Smartphone displaying a Google search result with a business profile card showing photos, hours, and star rating
A Google Business Profile search result.

If you want to know how to get more Google reviews, start with your Google Business Profile, not your review requests. A profile with blank hours, three blurry photos, and zero replies tells customers "we don't check this" before they ever read a single star rating. This guide walks through the changes that turn a half-finished listing into the thing that gets you found, trusted, and chosen over the business two doors down.

You'll learn how to claim and verify your profile, which fields actually move the needle, how often to post photos and updates, how to build a review habit that doesn't depend on you remembering to ask, and how to reply to reviews in a way that makes the next customer feel safe booking with you. None of it requires a marketing background. It requires about an hour to set up and fifteen minutes a week to maintain.
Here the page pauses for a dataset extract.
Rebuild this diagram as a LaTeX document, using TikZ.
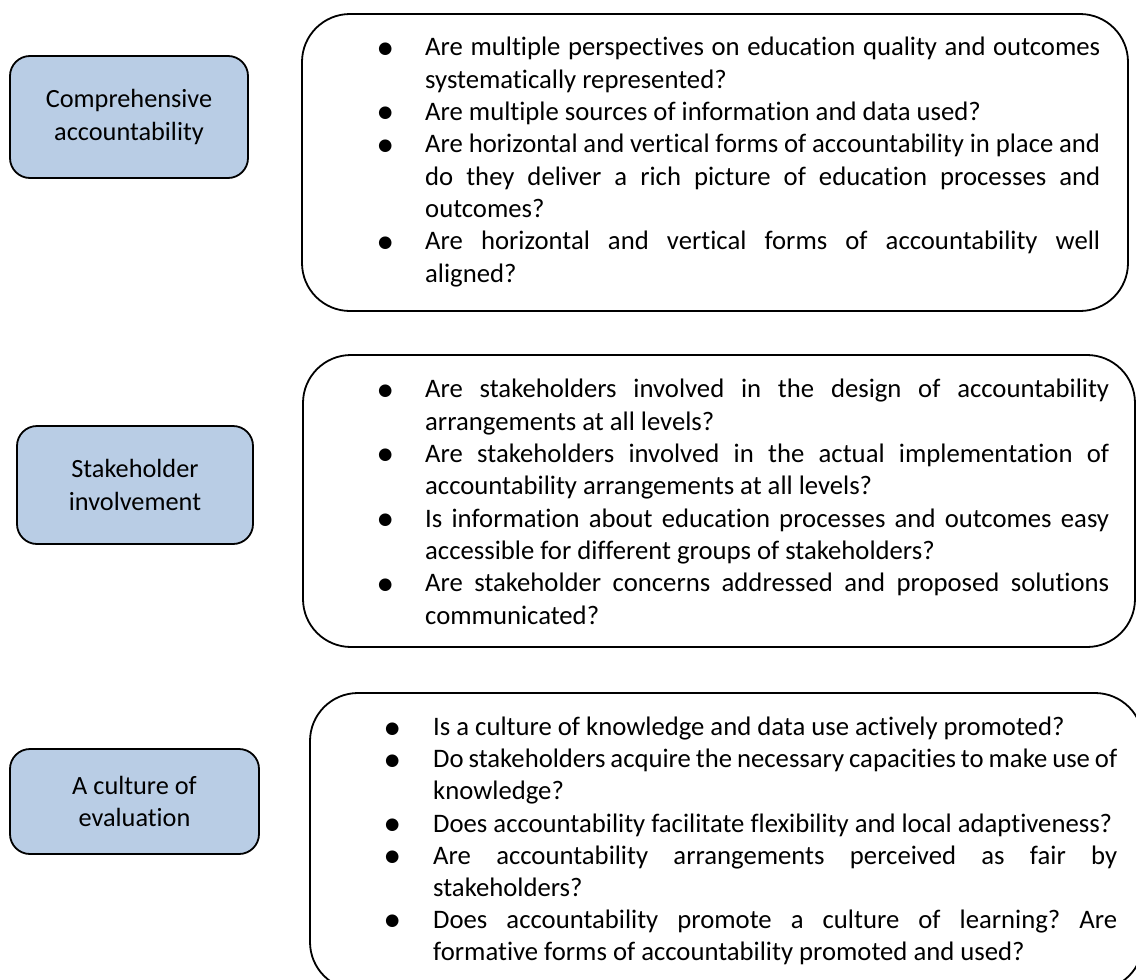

Why This Matters for Your Business

Customer comparing two local business listings side by side on Google Maps before choosing one
Comparing two business listings on Google Maps.

Your Google Business Profile is usually the first, and sometimes the only, thing a potential customer sees before deciding whether to call you. When someone searches "plumber near me" or "best brunch spot," Google pulls your name, star rating, photos, hours, and the most recent review and puts all of it above your website link.

That box is doing the selling before you get a chance to. A profile with a 4.8 rating, recent photos, and a reply to last week's review reads as "this business is alive and pays attention." A profile stuck at 3.6 stars with a two-year-old photo reads as "risky." Customers compare both in the same search results page, often in under ten seconds, and they pick the one that looks cared for.

This is also where most of your reviews already live, whether you've claimed the profile or not. A customer can rate and review a business profile that exists by default the moment Google indexes your address. For local business reputation management, your Business Profile is the foundation everything else builds on: your website, your social accounts, and your ad campaigns all send traffic back to a page you may not have touched since you set it up.

Open your profile's Insights tab and you'll usually find a gap between how customers find you (a direct search for your name versus a discovery search like "salon near me") and how you assumed they found you. Discovery searches, the ones where your profile has to earn the click, are exactly where an optimized profile outperforms a bare-minimum one.

That same tab breaks down how customers contacted you afterward: phone calls, direction requests, or a click to your website. A dentist's office that sees mostly phone calls but no website clicks might learn their hours are confusing enough that people would rather just ask. A restaurant seeing heavy direction requests but few calls might realize most customers are walk-ins deciding in the car. Either way, the data only exists because the profile is filled in well enough to generate it.

Step 1: Claim and Verify Your Profile Before Anything Else

Business owner entering a verification code from a Google postcard into the Business Profile dashboard
Entering a Google postcard verification code.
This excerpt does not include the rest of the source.